(Plotting code records)
______________________________
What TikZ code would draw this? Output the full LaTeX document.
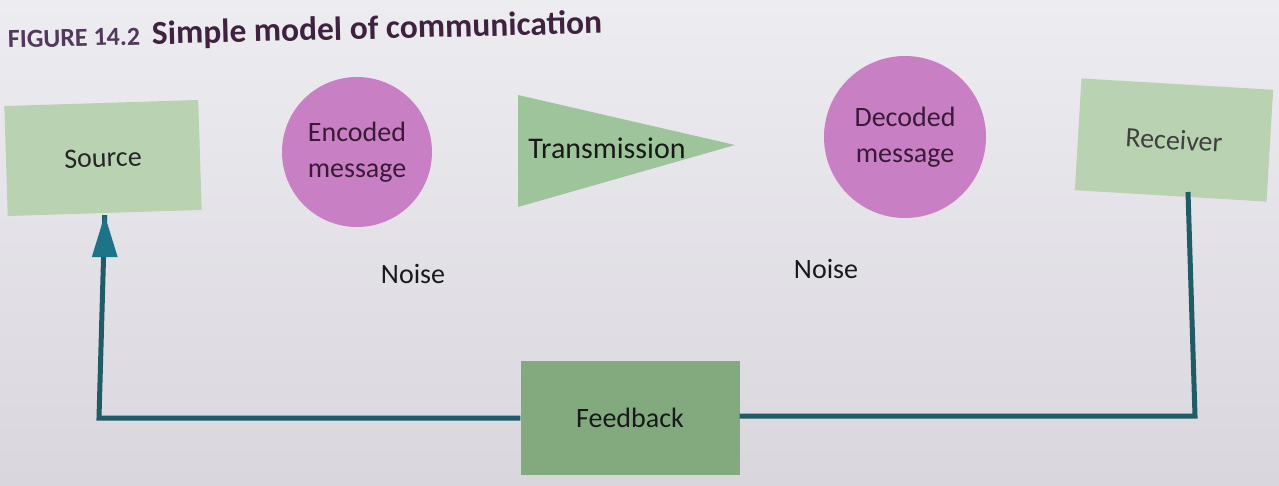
\documentclass[tikz,border=0pt]{standalone}
\usepackage{fontspec}
\setmainfont{Carlito}
\usetikzlibrary{arrows.meta,calc}
\definecolor{bgtop}{HTML}{EDECF1}
\definecolor{bgbot}{HTML}{D9D7DD}
\definecolor{lightgreen}{HTML}{B9D2B1}
\definecolor{midgreen}{HTML}{9DC49A}
\definecolor{darkgreen}{HTML}{82AA7E}
\definecolor{mauve}{HTML}{C97FC3}
\definecolor{teal}{HTML}{1E5C68}
\definecolor{arrowteal}{HTML}{1B7487}
\definecolor{titlecol}{HTML}{3F2140}
\definecolor{figcol}{HTML}{52385A}
\definecolor{txt}{HTML}{262626}
\definecolor{circtxt}{HTML}{3A1A38}
\tikzset{
  lbl/.style={font=\fontsize{28}{36}\selectfont, text=txt, align=center},
  greenbox/.style={draw=none, fill=lightgreen, minimum width=194pt, minimum height=110pt, inner sep=0pt, lbl},
  fbbox/.style={draw=none, fill=darkgreen, minimum width=219pt, minimum height=114pt, inner sep=0pt, lbl, text=black!90},
  msg/.style={circle, fill=mauve, inner sep=0pt, lbl, text=circtxt},
  link/.style={draw=teal, line width=5pt},
}
\begin{document}
\begin{tikzpicture}[x=1pt,y=-1pt]
\shade[top color=bgtop, bottom color=bgbot] (0,0) rectangle (1279,485);
\useasboundingbox (0,0) rectangle (1279,485);

% title
\node[anchor=base west, rotate=1.4, inner sep=0pt] (title) at (8,48)
  {\fontsize{26}{30}\selectfont\bfseries\color{figcol}FIGURE 14.2\hspace{12pt}\fontsize{33.5}{38}\selectfont\color{titlecol}Simple model of communication};

% nodes
\node[greenbox, rotate=1.8] (src) at (103,158) {Source};
\node[msg, minimum size=150pt] (enc) at (357,152) {Encoded\\message};
\coordinate (tA) at (518,95);
\coordinate (tB) at (518,207);
\coordinate (tC) at (735,145);
\fill[midgreen] (tA) -- (tC) -- (tB) -- cycle;
\node[lbl, text=black!90, font=\fontsize{30}{36}\selectfont] (trans) at (607,148) {Transmission};
\node[msg, minimum size=162pt] (dec) at (905,137) {Decoded\\message};
\node[greenbox, rotate=-3.4, minimum width=192pt, minimum height=112pt, text=black!75] (rec) at (1174,140) {Receiver};
\node[lbl, text=black!90] (noise1) at (413,274) {Noise};
\node[lbl, text=black!90] (noise2) at (826,269) {Noise};
\node[fbbox] (fb) at (630,418) {Feedback};

% connectors
\coordinate (rS) at (1188,192);
\coordinate (cR) at (1195,416);
\coordinate (cL) at (99,418);
\draw[link, line join=miter] (rS) -- (cR) -- (fb.east |- cR);
\draw[link, line join=miter] (fb.west |- cL) -- (cL) -- ($(src.south)+(0,2)$);
\fill[arrowteal] ($(src.south)+(0,2)$) -- ++(-13,42) -- ++(26,0) -- cycle;
\end{tikzpicture}
\end{document}
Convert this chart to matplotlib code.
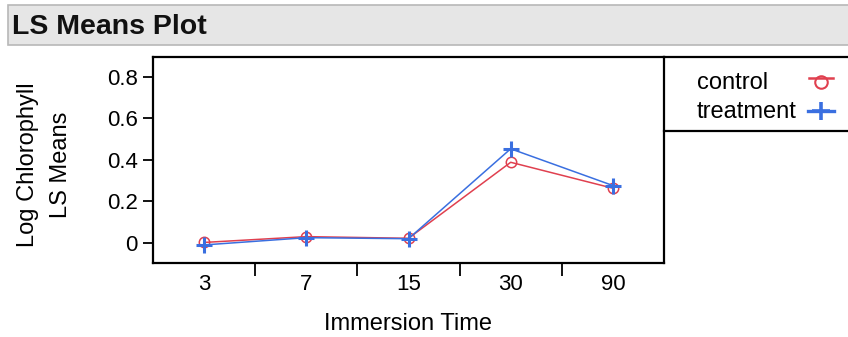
______________________________
DESCRIPTION OF THE TASK: Set down all the data again exactly as above, pictures excluded.

FULL RESPONSE:
What TikZ code would draw this? Output the full LaTeX document.
\documentclass[tikz,border=0pt]{standalone}
\usepackage{fontspec}
\setmainfont{Carlito}
\usetikzlibrary{arrows.meta,calc}
\definecolor{bgtop}{HTML}{EDECF1}
\definecolor{bgbot}{HTML}{D9D7DD}
\definecolor{lightgreen}{HTML}{B9D2B1}
\definecolor{midgreen}{HTML}{9DC49A}
\definecolor{darkgreen}{HTML}{82AA7E}
\definecolor{mauve}{HTML}{C97FC3}
\definecolor{teal}{HTML}{1E5C68}
\definecolor{arrowteal}{HTML}{1B7487}
\definecolor{titlecol}{HTML}{3F2140}
\definecolor{figcol}{HTML}{52385A}
\definecolor{txt}{HTML}{262626}
\definecolor{circtxt}{HTML}{3A1A38}
\tikzset{
  lbl/.style={font=\fontsize{28}{36}\selectfont, text=txt, align=center},
  greenbox/.style={draw=none, fill=lightgreen, minimum width=194pt, minimum height=110pt, inner sep=0pt, lbl},
  fbbox/.style={draw=none, fill=darkgreen, minimum width=219pt, minimum height=114pt, inner sep=0pt, lbl, text=black!90},
  msg/.style={circle, fill=mauve, inner sep=0pt, lbl, text=circtxt},
  link/.style={draw=teal, line width=5pt},
}
\begin{document}
\begin{tikzpicture}[x=1pt,y=-1pt]
\shade[top color=bgtop, bottom color=bgbot] (0,0) rectangle (1279,485);
\useasboundingbox (0,0) rectangle (1279,485);

% title
\node[anchor=base west, rotate=1.4, inner sep=0pt] (title) at (8,48)
  {\fontsize{26}{30}\selectfont\bfseries\color{figcol}FIGURE 14.2\hspace{12pt}\fontsize{33.5}{38}\selectfont\color{titlecol}Simple model of communication};

% nodes
\node[greenbox, rotate=1.8] (src) at (103,158) {Source};
\node[msg, minimum size=150pt] (enc) at (357,152) {Encoded\\message};
\coordinate (tA) at (518,95);
\coordinate (tB) at (518,207);
\coordinate (tC) at (735,145);
\fill[midgreen] (tA) -- (tC) -- (tB) -- cycle;
\node[lbl, text=black!90, font=\fontsize{30}{36}\selectfont] (trans) at (607,148) {Transmission};
\node[msg, minimum size=162pt] (dec) at (905,137) {Decoded\\message};
\node[greenbox, rotate=-3.4, minimum width=192pt, minimum height=112pt, text=black!75] (rec) at (1174,140) {Receiver};
\node[lbl, text=black!90] (noise1) at (413,274) {Noise};
\node[lbl, text=black!90] (noise2) at (826,269) {Noise};
\node[fbbox] (fb) at (630,418) {Feedback};

% connectors
\coordinate (rS) at (1188,192);
\coordinate (cR) at (1195,416);
\coordinate (cL) at (99,418);
\draw[link, line join=miter] (rS) -- (cR) -- (fb.east |- cR);
\draw[link, line join=miter] (fb.west |- cL) -- (cL) -- ($(src.south)+(0,2)$);
\fill[arrowteal] ($(src.south)+(0,2)$) -- ++(-13,42) -- ++(26,0) -- cycle;
\end{tikzpicture}
\end{document}
Convert this chart to matplotlib code.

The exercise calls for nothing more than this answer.